- Material:
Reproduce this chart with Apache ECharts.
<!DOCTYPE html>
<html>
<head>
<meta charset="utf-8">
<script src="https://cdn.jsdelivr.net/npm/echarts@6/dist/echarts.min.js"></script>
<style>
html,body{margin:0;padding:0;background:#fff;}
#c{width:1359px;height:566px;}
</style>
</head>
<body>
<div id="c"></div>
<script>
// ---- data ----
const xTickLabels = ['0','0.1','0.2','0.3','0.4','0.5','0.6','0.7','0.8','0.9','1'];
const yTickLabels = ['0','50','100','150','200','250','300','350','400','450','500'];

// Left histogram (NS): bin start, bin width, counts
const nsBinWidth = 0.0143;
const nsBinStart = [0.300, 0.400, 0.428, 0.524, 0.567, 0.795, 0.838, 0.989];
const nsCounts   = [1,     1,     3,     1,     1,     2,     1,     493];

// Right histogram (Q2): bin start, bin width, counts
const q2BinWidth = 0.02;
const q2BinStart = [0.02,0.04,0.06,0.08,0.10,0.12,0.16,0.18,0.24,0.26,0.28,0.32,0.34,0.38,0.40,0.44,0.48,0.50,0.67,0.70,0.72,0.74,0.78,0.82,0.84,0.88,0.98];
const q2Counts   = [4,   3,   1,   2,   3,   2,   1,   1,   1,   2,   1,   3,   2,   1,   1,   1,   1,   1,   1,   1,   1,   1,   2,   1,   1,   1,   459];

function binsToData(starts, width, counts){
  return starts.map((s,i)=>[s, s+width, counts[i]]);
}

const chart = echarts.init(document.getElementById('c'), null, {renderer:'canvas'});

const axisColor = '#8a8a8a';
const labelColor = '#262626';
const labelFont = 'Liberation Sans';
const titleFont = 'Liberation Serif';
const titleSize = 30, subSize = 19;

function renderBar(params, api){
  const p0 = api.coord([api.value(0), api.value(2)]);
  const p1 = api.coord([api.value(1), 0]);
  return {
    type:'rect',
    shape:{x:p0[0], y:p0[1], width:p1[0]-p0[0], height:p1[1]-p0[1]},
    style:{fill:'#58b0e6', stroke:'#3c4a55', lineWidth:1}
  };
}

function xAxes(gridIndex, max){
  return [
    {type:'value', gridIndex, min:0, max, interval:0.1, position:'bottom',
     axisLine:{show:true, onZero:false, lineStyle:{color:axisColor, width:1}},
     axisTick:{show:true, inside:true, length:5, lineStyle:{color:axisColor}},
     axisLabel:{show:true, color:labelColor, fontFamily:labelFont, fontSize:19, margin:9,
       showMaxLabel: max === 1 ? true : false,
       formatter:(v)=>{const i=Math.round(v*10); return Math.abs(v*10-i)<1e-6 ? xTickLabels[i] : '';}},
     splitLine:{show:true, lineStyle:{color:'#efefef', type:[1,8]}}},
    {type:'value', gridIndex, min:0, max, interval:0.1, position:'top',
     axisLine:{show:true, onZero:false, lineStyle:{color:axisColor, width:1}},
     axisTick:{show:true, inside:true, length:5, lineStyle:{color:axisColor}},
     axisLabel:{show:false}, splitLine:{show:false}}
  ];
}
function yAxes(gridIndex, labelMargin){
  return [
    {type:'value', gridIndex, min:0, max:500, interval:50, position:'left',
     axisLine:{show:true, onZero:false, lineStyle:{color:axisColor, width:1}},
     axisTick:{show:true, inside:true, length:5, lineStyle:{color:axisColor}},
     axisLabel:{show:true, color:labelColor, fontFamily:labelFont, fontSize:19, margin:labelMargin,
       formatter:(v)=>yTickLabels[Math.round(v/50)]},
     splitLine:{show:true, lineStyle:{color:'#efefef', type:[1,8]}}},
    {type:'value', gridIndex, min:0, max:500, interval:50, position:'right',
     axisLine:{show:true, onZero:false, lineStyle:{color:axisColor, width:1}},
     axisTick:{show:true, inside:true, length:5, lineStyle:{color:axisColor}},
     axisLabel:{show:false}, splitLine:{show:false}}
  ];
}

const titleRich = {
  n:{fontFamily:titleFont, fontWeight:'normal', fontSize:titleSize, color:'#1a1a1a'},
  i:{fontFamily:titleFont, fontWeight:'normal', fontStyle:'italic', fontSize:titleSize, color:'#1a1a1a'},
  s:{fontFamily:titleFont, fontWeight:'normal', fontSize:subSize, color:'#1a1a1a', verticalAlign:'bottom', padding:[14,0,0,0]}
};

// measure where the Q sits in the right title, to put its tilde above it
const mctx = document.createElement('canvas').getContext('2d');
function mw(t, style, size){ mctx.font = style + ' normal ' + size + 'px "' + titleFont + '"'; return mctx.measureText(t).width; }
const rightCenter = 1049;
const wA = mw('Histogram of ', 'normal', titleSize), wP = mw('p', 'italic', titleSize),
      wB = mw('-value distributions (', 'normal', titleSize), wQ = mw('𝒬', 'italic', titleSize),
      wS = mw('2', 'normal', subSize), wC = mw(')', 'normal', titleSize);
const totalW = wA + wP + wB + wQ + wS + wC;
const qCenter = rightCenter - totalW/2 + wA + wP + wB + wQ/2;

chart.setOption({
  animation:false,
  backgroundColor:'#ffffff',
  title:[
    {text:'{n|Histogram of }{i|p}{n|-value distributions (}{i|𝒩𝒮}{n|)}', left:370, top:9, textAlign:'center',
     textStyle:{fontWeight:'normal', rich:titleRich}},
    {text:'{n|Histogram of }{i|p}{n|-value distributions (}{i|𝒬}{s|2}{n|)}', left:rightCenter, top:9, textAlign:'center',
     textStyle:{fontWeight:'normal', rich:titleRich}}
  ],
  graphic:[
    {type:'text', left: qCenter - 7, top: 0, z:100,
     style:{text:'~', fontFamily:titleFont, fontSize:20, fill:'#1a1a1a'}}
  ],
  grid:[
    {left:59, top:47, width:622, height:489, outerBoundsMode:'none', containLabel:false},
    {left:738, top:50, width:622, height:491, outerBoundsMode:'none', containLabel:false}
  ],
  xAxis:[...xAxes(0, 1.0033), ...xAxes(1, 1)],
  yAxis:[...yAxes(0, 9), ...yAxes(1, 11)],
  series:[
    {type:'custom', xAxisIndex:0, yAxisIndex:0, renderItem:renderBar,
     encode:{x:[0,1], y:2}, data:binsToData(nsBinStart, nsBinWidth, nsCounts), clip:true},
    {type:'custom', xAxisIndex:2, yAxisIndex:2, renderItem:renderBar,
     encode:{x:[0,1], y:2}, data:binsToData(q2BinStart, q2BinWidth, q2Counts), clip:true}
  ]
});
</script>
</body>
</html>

- Stated goal: Repeat the material above in full, exactly as it stands.

- Finished answer:
Reproduce this chart with Apache ECharts.
<!DOCTYPE html>
<html>
<head>
<meta charset="utf-8">
<script src="https://cdn.jsdelivr.net/npm/echarts@6/dist/echarts.min.js"></script>
<style>
html,body{margin:0;padding:0;background:#fff;}
#c{width:1359px;height:566px;}
</style>
</head>
<body>
<div id="c"></div>
<script>
// ---- data ----
const xTickLabels = ['0','0.1','0.2','0.3','0.4','0.5','0.6','0.7','0.8','0.9','1'];
const yTickLabels = ['0','50','100','150','200','250','300','350','400','450','500'];

// Left histogram (NS): bin start, bin width, counts
const nsBinWidth = 0.0143;
const nsBinStart = [0.300, 0.400, 0.428, 0.524, 0.567, 0.795, 0.838, 0.989];
const nsCounts   = [1,     1,     3,     1,     1,     2,     1,     493];

// Right histogram (Q2): bin start, bin width, counts
const q2BinWidth = 0.02;
const q2BinStart = [0.02,0.04,0.06,0.08,0.10,0.12,0.16,0.18,0.24,0.26,0.28,0.32,0.34,0.38,0.40,0.44,0.48,0.50,0.67,0.70,0.72,0.74,0.78,0.82,0.84,0.88,0.98];
const q2Counts   = [4,   3,   1,   2,   3,   2,   1,   1,   1,   2,   1,   3,   2,   1,   1,   1,   1,   1,   1,   1,   1,   1,   2,   1,   1,   1,   459];

function binsToData(starts, width, counts){
  return starts.map((s,i)=>[s, s+width, counts[i]]);
}

const chart = echarts.init(document.getElementById('c'), null, {renderer:'canvas'});

const axisColor = '#8a8a8a';
const labelColor = '#262626';
const labelFont = 'Liberation Sans';
const titleFont = 'Liberation Serif';
const titleSize = 30, subSize = 19;

function renderBar(params, api){
  const p0 = api.coord([api.value(0), api.value(2)]);
  const p1 = api.coord([api.value(1), 0]);
  return {
    type:'rect',
    shape:{x:p0[0], y:p0[1], width:p1[0]-p0[0], height:p1[1]-p0[1]},
    style:{fill:'#58b0e6', stroke:'#3c4a55', lineWidth:1}
  };
}

function xAxes(gridIndex, max){
  return [
    {type:'value', gridIndex, min:0, max, interval:0.1, position:'bottom',
     axisLine:{show:true, onZero:false, lineStyle:{color:axisColor, width:1}},
     axisTick:{show:true, inside:true, length:5, lineStyle:{color:axisColor}},
     axisLabel:{show:true, color:labelColor, fontFamily:labelFont, fontSize:19, margin:9,
       showMaxLabel: max === 1 ? true : false,
       formatter:(v)=>{const i=Math.round(v*10); return Math.abs(v*10-i)<1e-6 ? xTickLabels[i] : '';}},
     splitLine:{show:true, lineStyle:{color:'#efefef', type:[1,8]}}},
    {type:'value', gridIndex, min:0, max, interval:0.1, position:'top',
     axisLine:{show:true, onZero:false, lineStyle:{color:axisColor, width:1}},
     axisTick:{show:true, inside:true, length:5, lineStyle:{color:axisColor}},
     axisLabel:{show:false}, splitLine:{show:false}}
  ];
}
function yAxes(gridIndex, labelMargin){
  return [
    {type:'value', gridIndex, min:0, max:500, interval:50, position:'left',
     axisLine:{show:true, onZero:false, lineStyle:{color:axisColor, width:1}},
     axisTick:{show:true, inside:true, length:5, lineStyle:{color:axisColor}},
     axisLabel:{show:true, color:labelColor, fontFamily:labelFont, fontSize:19, margin:labelMargin,
       formatter:(v)=>yTickLabels[Math.round(v/50)]},
     splitLine:{show:true, lineStyle:{color:'#efefef', type:[1,8]}}},
    {type:'value', gridIndex, min:0, max:500, interval:50, position:'right',
     axisLine:{show:true, onZero:false, lineStyle:{color:axisColor, width:1}},
     axisTick:{show:true, inside:true, length:5, lineStyle:{color:axisColor}},
     axisLabel:{show:false}, splitLine:{show:false}}
  ];
}

const titleRich = {
  n:{fontFamily:titleFont, fontWeight:'normal', fontSize:titleSize, color:'#1a1a1a'},
  i:{fontFamily:titleFont, fontWeight:'normal', fontStyle:'italic', fontSize:titleSize, color:'#1a1a1a'},
  s:{fontFamily:titleFont, fontWeight:'normal', fontSize:subSize, color:'#1a1a1a', verticalAlign:'bottom', padding:[14,0,0,0]}
};

// measure where the Q sits in the right title, to put its tilde above it
const mctx = document.createElement('canvas').getContext('2d');
function mw(t, style, size){ mctx.font = style + ' normal ' + size + 'px "' + titleFont + '"'; return mctx.measureText(t).width; }
const rightCenter = 1049;
const wA = mw('Histogram of ', 'normal', titleSize), wP = mw('p', 'italic', titleSize),
      wB = mw('-value distributions (', 'normal', titleSize), wQ = mw('𝒬', 'italic', titleSize),
      wS = mw('2', 'normal', subSize), wC = mw(')', 'normal', titleSize);
const totalW = wA + wP + wB + wQ + wS + wC;
const qCenter = rightCenter - totalW/2 + wA + wP + wB + wQ/2;

chart.setOption({
  animation:false,
  backgroundColor:'#ffffff',
  title:[
    {text:'{n|Histogram of }{i|p}{n|-value distributions (}{i|𝒩𝒮}{n|)}', left:370, top:9, textAlign:'center',
     textStyle:{fontWeight:'normal', rich:titleRich}},
    {text:'{n|Histogram of }{i|p}{n|-value distributions (}{i|𝒬}{s|2}{n|)}', left:rightCenter, top:9, textAlign:'center',
     textStyle:{fontWeight:'normal', rich:titleRich}}
  ],
  graphic:[
    {type:'text', left: qCenter - 7, top: 0, z:100,
     style:{text:'~', fontFamily:titleFont, fontSize:20, fill:'#1a1a1a'}}
  ],
  grid:[
    {left:59, top:47, width:622, height:489, outerBoundsMode:'none', containLabel:false},
    {left:738, top:50, width:622, height:491, outerBoundsMode:'none', containLabel:false}
  ],
  xAxis:[...xAxes(0, 1.0033), ...xAxes(1, 1)],
  yAxis:[...yAxes(0, 9), ...yAxes(1, 11)],
  series:[
    {type:'custom', xAxisIndex:0, yAxisIndex:0, renderItem:renderBar,
     encode:{x:[0,1], y:2}, data:binsToData(nsBinStart, nsBinWidth, nsCounts), clip:true},
    {type:'custom', xAxisIndex:2, yAxisIndex:2, renderItem:renderBar,
     encode:{x:[0,1], y:2}, data:binsToData(q2BinStart, q2BinWidth, q2Counts), clip:true}
  ]
});
</script>
</body>
</html>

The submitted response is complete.